It was an historic day for West Indies cricket as the Caribbean side, thanks largely to an astonishing lone hand by Marlon Samuels, overcame the home team Sri Lanka by 36 runs to win the ICC World Twenty20 at the R Premadasa International Stadium in Colombo yesterday.
The final was billed as the battle between West Indies’ flair and Sri Lanka’s discipline, but when it came to their on-field displays it was the men from the Caribbean who displayed the stronger discipline, as they wore down Sri Lanka’s formidable batting line-up with sharp fielding and incisive bowling, particularly by mystery spinner Sunil Narine.
Chasing a challenging 138 to win on a sluggish turning wicket, Sri Lanka’s batsmen were put under pressure from the start as Tillakaratne Dilshan was bowled by a peach of a delivery from Ravi Rampaul in the first ball of the second over.
It was always going to come down to a battle between the Sri Lankan big three — Dilshan, skipper Mahela Jayawardene and Kumar Sangakkara — and the West Indian bowling. Jayawardene and Sangakkara, after Dilshan’s departure, consolidated well by putting on 42 runs for the second wicket, albeit at a slow pace. But Sangakkara’s dismissal in the tenth over, caught at deep square leg off Samuel Badree, opened the floodgates. Angelo Mathews went three runs later, bowled by West Indies skipper Darren Sammy, and then in the thirteenth over Sri Lanka’s last hope, Jayawardene, fell trying to reverse sweep Narine.
Then Jeevan Mendis and Thisara Perera were run out in the space of four balls, as the pressure of the climbing run rate became too hot to handle for the home team. At 64 for six, the game was as good as won, although Nuwan Kulasekara briefly threatened a coup with a 16-ball 26. But it was to be West Indies’ day as Malinga became Narine’s third wicket, and the one that sealed West Indies first ICC multinational tournament triumph since the 2004 Champions’ Trophy.
Earlier, the West Indies batsmen faced similar problems when at the start of the innings. Johnson Charles was out in the first over trying to clear the infield against Angelo Mathews, and Chris Gayle’s innings could not have been in sharper contrast to what fans have come to expect of the big-hitting Jamaican. Gayle played and missed for 15 balls for only three runs before being trapped in front by Ajantha Mendis in the sixth over, by which time West Indies had crawled to just 14.
Samuels was watching from the other end as his side’s ambitions of lifting the treasured title seemed to have vanished with Gayle’s departure. At the end of ten overs West Indies had reached 32 for two and Samuels on 20 off 32 balls, a competitive score a distant dream. Nuwan Kulasekara then dropped Samuels on the boundary, and then the match turned, mostly through some astonishing strokeplay by Samuels.

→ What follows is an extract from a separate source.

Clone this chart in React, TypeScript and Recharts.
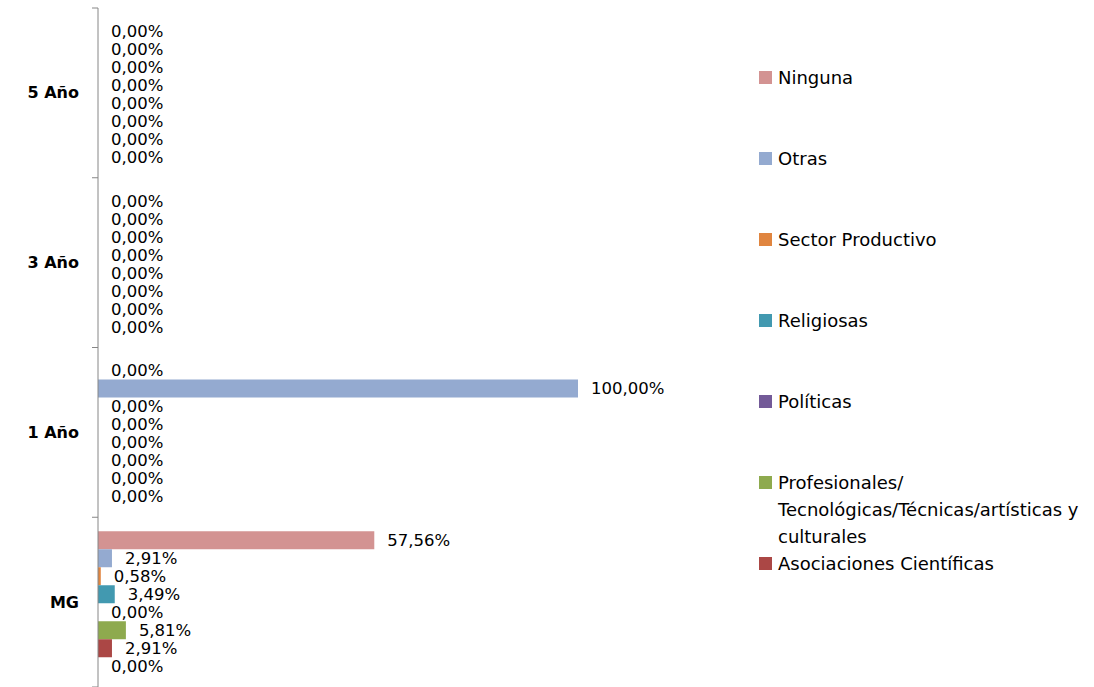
import { BarChart, Bar, XAxis, YAxis, Legend, LabelList } from "recharts";

// categories, top to bottom
const categories = ["5 Año", "3 Año", "1 Año", "MG"];

const seriesNames = [
  "Ninguna",
  "Otras",
  "Sector Productivo",
  "Religiosas",
  "Políticas",
  "Profesionales/ Tecnológicas/Técnicas/artísticas y culturales",
  "Asociaciones Científicas",
  "Serie 8",
];
const seriesColors = ["#D39392", "#94AAD0", "#E0853F", "#4299B0", "#735A98", "#8EAA4E", "#AB4745", "#4F81BD"];

// values per category (5 Año, 3 Año, 1 Año, MG)
const ninguna = [0, 0, 0, 57.56];
const otras = [0, 0, 100, 2.91];
const sectorProductivo = [0, 0, 0, 0.58];
const religiosas = [0, 0, 0, 3.49];
const politicas = [0, 0, 0, 0];
const profesionales = [0, 0, 0, 5.81];
const asociaciones = [0, 0, 0, 2.91];
const serie8 = [0, 0, 0, 0];

const seriesValues = [ninguna, otras, sectorProductivo, religiosas, politicas, profesionales, asociaciones, serie8];

const data = categories.map((name, i) => {
  const row: Record<string, string | number> = { name };
  seriesValues.forEach((vals, s) => {
    row["s" + s] = vals[i];
  });
  return row;
});

const AXIS_COLOR = "#868686";
const TICK_SIZE = 6;
const TICK_MARGIN = 13;
const FONT = "'DejaVu Sans', sans-serif";

const fmt = (v: any) => Number(v).toFixed(2).replace(".", ",") + "%";

function CategoryTick(props: any) {
  const { x, y, payload, index, visibleTicksCount } = props;
  const half = payload && payload.offset ? payload.offset : 0;
  const lx = x + TICK_MARGIN;
  return (
    <g>
      <line x1={lx} x2={lx + TICK_SIZE} y1={y - half} y2={y - half} stroke={AXIS_COLOR} />
      {index === visibleTicksCount - 1 && (
        <line x1={lx} x2={lx + TICK_SIZE} y1={y + half} y2={y + half} stroke={AXIS_COLOR} />
      )}
      <text
        x={x}
        y={y}
        textAnchor="end"
        dominantBaseline="central"
        fontFamily={FONT}
        fontWeight="bold"
        fontSize={16}
        fill="#000"
      >
        {payload.value}
      </text>
    </g>
  );
}

function LegendContent(props: any) {
  const items = (props.payload || [])
    .filter((p: any) => p.type !== "none")
    .slice()
    .sort((a: any, b: any) => seriesNames.indexOf(a.value) - seriesNames.indexOf(b.value));
  return (
    <div style={{ fontFamily: FONT, fontSize: 18, lineHeight: "27px", color: "#000" }}>
      {items.map((p: any) => {
        const words = String(p.value).split(" ");
        return (
          <div key={p.value} style={{ height: 81, display: "flex", alignItems: "flex-start" }}>
            <span
              style={{
                width: 13,
                height: 13,
                marginTop: 7,
                marginRight: 6,
                background: p.color,
                flex: "none",
              }}
            />
            <div style={{ width: 314 }}>
              {words.map((w: string, i: number) => (
                <span key={i}>
                  {i > 0 ? " " : ""}
                  <span style={{ whiteSpace: "nowrap" }}>{w}</span>
                </span>
              ))}
            </div>
          </div>
        );
      })}
    </div>
  );
}

export default function App() {
  return (
    <div style={{ position: "absolute", left: 0, top: 0, width: 1094, height: 687, overflow: "hidden", background: "#fff" }}>
      <BarChart
        width={1094}
        height={687}
        data={data}
        layout="vertical"
        margin={{ top: 8, right: 516, bottom: 0, left: 0 }}
        barCategoryGap={14}
        barGap={0}
      >
        <XAxis type="number" domain={[0, 100]} hide />
        <YAxis
          type="category"
          dataKey="name"
          width={98}
          axisLine={{ stroke: AXIS_COLOR }}
          tickLine={false}
          tickSize={TICK_SIZE}
          tickMargin={TICK_MARGIN}
          tick={<CategoryTick />}
          interval={0}
        />
        <Legend
          layout="vertical"
          align="center"
          verticalAlign="middle"
          content={<LegendContent />}
          wrapperStyle={{ left: 759, top: 64, width: 335 }}
        />
        {seriesNames.map((n, s) => (
          <Bar
            key={n}
            dataKey={"s" + s}
            name={n}
            fill={seriesColors[s]}
            legendType={s === 7 ? "none" : "square"}
            minPointSize={0.001}
            isAnimationActive={false}
          >
            <LabelList
              dataKey={"s" + s}
              position="right"
              offset={13}
              formatter={fmt}
              style={{ fontFamily: FONT, fontSize: 16.5, fill: "#000" }}
            />
          </Bar>
        ))}
      </BarChart>
    </div>
  );
}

He picked the opposition’s best bowler, Lasith Malinga, for particularly harsh punishment. Malinga’s second over, the thirteenth of the innings, was hammered for 21 runs, with Samuels clobbering three sixes.
Ajantha Mendis, Sri Lanka’s other danger man in the bowling department in the bowling department, was having a much better day. He trapped Dwayne Bravo leg-before — an erroneous decision as Bravo had inside-edged the ball on to his pad — in the next over with the score on 73, but Samuels went on his way hitting a six and a four in the next over by Jeevan Mendis. Ajantha then put Sri Lanka on top again, picking up two in two balls — that of Kieron Pollard and Andre Russell — leaving West Indies at 89 for five at the end of the sixteenth.

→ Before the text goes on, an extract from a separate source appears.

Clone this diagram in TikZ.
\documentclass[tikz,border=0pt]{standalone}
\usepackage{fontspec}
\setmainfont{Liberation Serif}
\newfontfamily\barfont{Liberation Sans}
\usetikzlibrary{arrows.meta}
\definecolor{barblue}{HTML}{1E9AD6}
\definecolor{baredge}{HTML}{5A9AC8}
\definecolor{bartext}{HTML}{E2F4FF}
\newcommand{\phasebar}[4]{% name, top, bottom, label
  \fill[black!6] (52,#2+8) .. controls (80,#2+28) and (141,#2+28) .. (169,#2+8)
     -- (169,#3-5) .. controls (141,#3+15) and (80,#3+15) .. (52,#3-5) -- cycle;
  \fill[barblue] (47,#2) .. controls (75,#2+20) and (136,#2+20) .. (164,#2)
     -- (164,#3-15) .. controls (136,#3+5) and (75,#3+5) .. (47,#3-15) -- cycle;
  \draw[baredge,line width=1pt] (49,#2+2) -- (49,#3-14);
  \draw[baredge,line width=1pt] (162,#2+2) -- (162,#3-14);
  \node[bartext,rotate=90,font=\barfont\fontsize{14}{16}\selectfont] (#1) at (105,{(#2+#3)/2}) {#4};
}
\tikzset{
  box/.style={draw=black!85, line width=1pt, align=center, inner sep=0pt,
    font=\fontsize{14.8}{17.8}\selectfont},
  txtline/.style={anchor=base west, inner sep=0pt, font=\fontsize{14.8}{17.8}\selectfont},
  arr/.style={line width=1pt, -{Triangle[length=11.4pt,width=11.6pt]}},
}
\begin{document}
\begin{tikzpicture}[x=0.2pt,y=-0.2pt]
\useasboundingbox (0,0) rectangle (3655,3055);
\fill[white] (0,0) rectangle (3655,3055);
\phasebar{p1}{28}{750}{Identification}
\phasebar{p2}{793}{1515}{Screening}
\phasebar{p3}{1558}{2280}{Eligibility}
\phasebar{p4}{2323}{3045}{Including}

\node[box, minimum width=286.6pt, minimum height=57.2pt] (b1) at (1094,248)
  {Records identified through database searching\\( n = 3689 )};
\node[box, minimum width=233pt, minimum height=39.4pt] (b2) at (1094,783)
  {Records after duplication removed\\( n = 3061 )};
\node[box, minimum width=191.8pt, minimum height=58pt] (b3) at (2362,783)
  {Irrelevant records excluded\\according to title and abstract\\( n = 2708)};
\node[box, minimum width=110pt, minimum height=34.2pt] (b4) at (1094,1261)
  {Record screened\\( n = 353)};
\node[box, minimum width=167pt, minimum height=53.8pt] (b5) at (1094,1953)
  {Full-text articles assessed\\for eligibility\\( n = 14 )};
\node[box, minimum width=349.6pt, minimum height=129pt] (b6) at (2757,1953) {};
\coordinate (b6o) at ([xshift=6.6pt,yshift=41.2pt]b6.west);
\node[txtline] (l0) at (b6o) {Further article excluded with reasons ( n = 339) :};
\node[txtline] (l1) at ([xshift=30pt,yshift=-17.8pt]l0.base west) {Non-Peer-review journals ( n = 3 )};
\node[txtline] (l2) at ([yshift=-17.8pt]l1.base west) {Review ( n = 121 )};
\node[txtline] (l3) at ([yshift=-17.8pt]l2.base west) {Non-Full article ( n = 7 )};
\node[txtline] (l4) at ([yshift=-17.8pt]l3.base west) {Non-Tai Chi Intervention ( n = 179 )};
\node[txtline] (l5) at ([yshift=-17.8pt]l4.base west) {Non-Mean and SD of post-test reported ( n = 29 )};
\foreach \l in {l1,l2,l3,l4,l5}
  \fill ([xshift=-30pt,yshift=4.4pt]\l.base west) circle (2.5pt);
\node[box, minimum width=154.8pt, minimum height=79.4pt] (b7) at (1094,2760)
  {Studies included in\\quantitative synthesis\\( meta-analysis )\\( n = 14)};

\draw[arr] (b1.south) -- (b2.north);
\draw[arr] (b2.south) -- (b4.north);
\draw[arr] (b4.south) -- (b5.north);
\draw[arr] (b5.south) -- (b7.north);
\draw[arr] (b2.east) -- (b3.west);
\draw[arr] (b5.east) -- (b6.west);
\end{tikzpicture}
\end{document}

But it was Samuel’s day and he again reserved his best for the best as 19 came off Malinga’s last over, which saw a boundary and two sixes off Samuel’s bat. The second of the two maximums, an almighty crack over the long on boundary, was recorded as the biggest six of the tournament at 108 metres. In all, Samuel’s had plundered 39 runs off the 11 balls he faced from Malinga.
He was finally dismissed in the next over, attempting his seventh six off Akila Dananjaya to be caught at midwicket for 78 off 56 balls, including 52 off his last 19 deliveries. It was then left to captain Darren Sammy, who scored 26 off 15 deliveries to take West Indies to 137, a total scarcely imaginable ten overs previously.